The airline industry’s trade organization, the Air Transport Association of America, is asking Congress to reject President Obama’s plan to levy $3.5 billion a year in new taxes and fees for airlines and passengers, saying it would increase fares or reduce service, resulting in job losses.
The tax increase was part of the $3 trillion deficit reduction plan that Obama introduced last week (see Obama Deficit Plan Includes Tax Code Overhaul). It calls for an increase in the Aviation Passenger Security Fee to more accurately reflect the costs of airline security. The fee has been limited to $2.50 per passenger “emplanement,” with a maximum of $5.00 per one-way trip.
The administration proposed to replace the per-emplanement fee structure with a per one-way trip fee structure, and replace the current statutory fee limit with a statutory fee minimum of $5.00, with annual incremental increases of 50 cents from 2013 to 2017, resulting in a fee of $7.50 in 2017 and thereafter.
While some of the money would go toward airline security, a specified amount would go toward deficit reduction over 10 years. The administration estimated the proposed fee would collect an additional $8.8 billion in additional fee revenue over five years, and $24.9 billion over 10 years. The administration’s proposal would direct $15 billion of that amount to be deposited in the general fund for deficit reduction.
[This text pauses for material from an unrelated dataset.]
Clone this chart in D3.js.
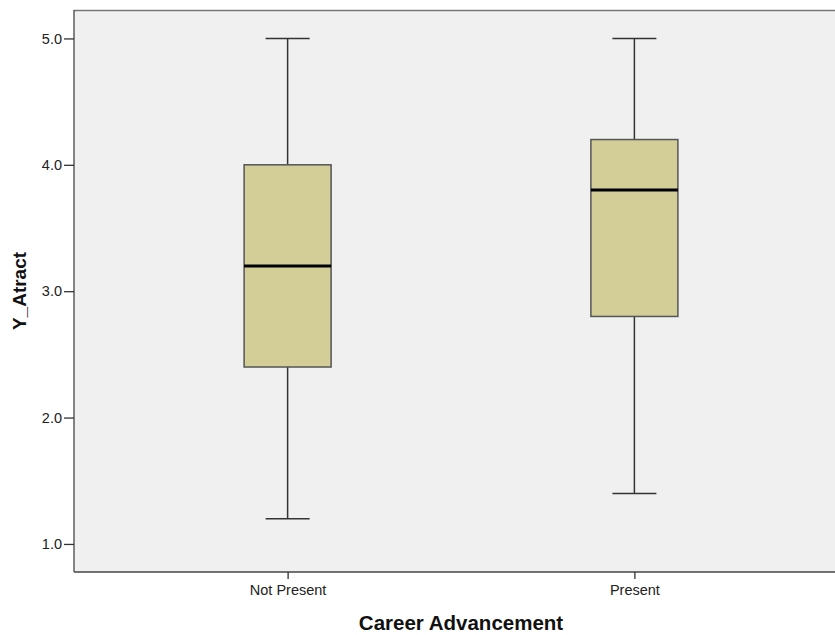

Another proposal from the Obama administration that raised hackles in the airline industry would charge more money to corporate jet owners for use of air traffic services. The administration pointed out that a large commercial aircraft would pay between $1,300 and $2,000 in taxes for a flight from Los Angeles to San Francisco while a corporate jet flying the same route using the same air traffic services from the Federal Aviation Administration would pay just $60 in taxes.
“To reduce the deficit and more equitably share the cost of air traffic services across the aviation user community, the Administration proposes to establish a new mandatory sur¬charge for air traffic services,” said the deficit reduction plan. “This proposal would create a $100 per flight fee, payable to the FAA, by aviation operators who fly in con¬trolled airspace. Military aircraft, public air¬craft, recreational piston aircraft, air ambu¬lances, aircraft operating outside of controlled airspace, and Canada-to-Canada flights would be exempted.”
The revenues from the extra surcharge would go into the Airport and Airway Trust Fund, and generate an estimated $11 billion over 10 years. The administration estimated that the total charges collected from aviation users would finance roughly three-quarters of airport invest¬ments and air traffic control system costs.
However, the airline industry objects to the new fees. “Airlines are the physical Internet, connecting people, products and the world, driving the global economy and creating millions of jobs,” said Air Transport Association president and CEO Nicholas E. Calio in a speech to the International Aviation Club of Washington on Tuesday. “To further burden this already financially challenged industry is both illogical and a job destroyer. The results will be devastating to the U.S. economy. The U.S. government continues to use the airline industry as a cash cow, rather than seeing airlines as a growth enabler and understanding the strategic nature of aviation and what it takes to support one of our country’s most critical industries.”
The ATA noted that federal taxes and fees in the U.S. make up $61, or 20 percent, of the cost of a typical $300 domestic round-trip ticket, which is higher than the taxes paid for alcohol, tobacco or guns. The industry also contends that overall federal aviation tax burden in the U.S. has tripled since 1972. “We are saddled with tax and regulatory mandates and restrictions that are unheard of for other industries,” Calio said.
Calio compared U.S. government policies unfavorably to other countries that view aviation as a strategic asset and work cooperatively with airlines to ensure successful growth. “Governments in China, Brazil, India and the Middle East understand the competitive necessity and opportunity a vibrant aviation system provides,” he said.
Instead of further taxes, his group urged Congress to focus on setting a National Airline Policy. “We are ready and willing to work collaboratively with the U.S. government on our nation’s priorities for the future, using all the good work that has already been done,” said Calio. “We need an airline policy that will treat our airlines like the global businesses they are, and enable them to operate as such.”
Over the summer, when airline ticket taxes temporarily expired during a disagreement in Congress over a bill to reauthorize funding for the FAA, several major airlines raised ticket prices on their own and charged passengers the extra money without turning it over to the federal government.
Obama has also frequently called for eliminating a tax break for corporate jet owners that allows them to depreciate the aircraft over a five-year period instead of seven years. He has proposed lengthening the depreciation schedule to seven years, the same time period as other commercial aircraft used to carry passengers and freight. The administration estimates this would reduce the deficit by $5 billion over 10 years.